Search code examples
hadoophivesnappyorc

Hive Snappy Uncompressed length must be less


Querying the table below using a join on the table itself results in the following exception:

java.lang.IllegalArgumentException: Uncompressed length 222258 must be less than 131072
at org.iq80.snappy.SnappyInternalUtils.checkArgument(SnappyInternalUtils.java:116)
        at org.iq80.snappy.SnappyDecompressor.uncompress(SnappyDecompressor.java:72)
        at org.iq80.snappy.Snappy.uncompress(Snappy.java:43)
        at org.apache.hadoop.hive.ql.io.orc.SnappyCodec.decompress(SnappyCodec.java:71)
        at org.apache.hadoop.hive.ql.io.orc.InStream$CompressedStream.readHeader(InStream.java:214)
        at org.apache.hadoop.hive.ql.io.orc.InStream$CompressedStream.available(InStream.java:251)

The problematic query is the following:

select a.*
from events a
inner join
(
  SELECT asset_id, time, max(hive_insert_ts)
  FROM events
  GROUP BY asset_id, time
) b on a.time = b.time
and a.asset_id = b.asset_id
limit 10;

The table is stored as ORC and compressed using SNAPPY:

create table events(
    asset_id varchar(15),
    time timestamp,
    hive_insert_ts timestamp)
PARTITIONED BY (
    country varchar(4),
    site varchar(4),
    year int,
    month int)
STORED as ORC
TBLPROPERTIES (
'orc.compress'='SNAPPY',
'orc.create.index'='true',
'orc.bloom.filter.columns'='asset_id, time',
'orc.bloom.filter.fpp'='0.05',
'orc.stripe.size'='268435456',
'orc.row.index.stride'='10000');

I searched a lot but could not find any hint. Do you have an idea where the problem could be?

Thanks a lot!


Solution

  • I found the solution (just in case someone runs into the same problem).
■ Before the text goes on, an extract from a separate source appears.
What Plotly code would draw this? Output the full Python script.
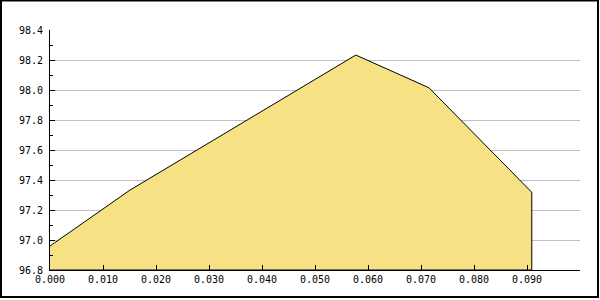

It was caused by a misconfiguration:

    The "orc.compress.size" tableproperty is set by default to

    'orc.compress.size'='262144' which is 256kbytes

    but "io.file.buffer.size" in core-site.xml is set to "131072" whis is 128kbytes.

    The streamreader wants to read 131072 bytes which does not fit into the filebuffer after decompression.

    The solution is to either increase the filebuffer size or decrease the compression size of the ORC table.

    I hope this helps someday also someone else.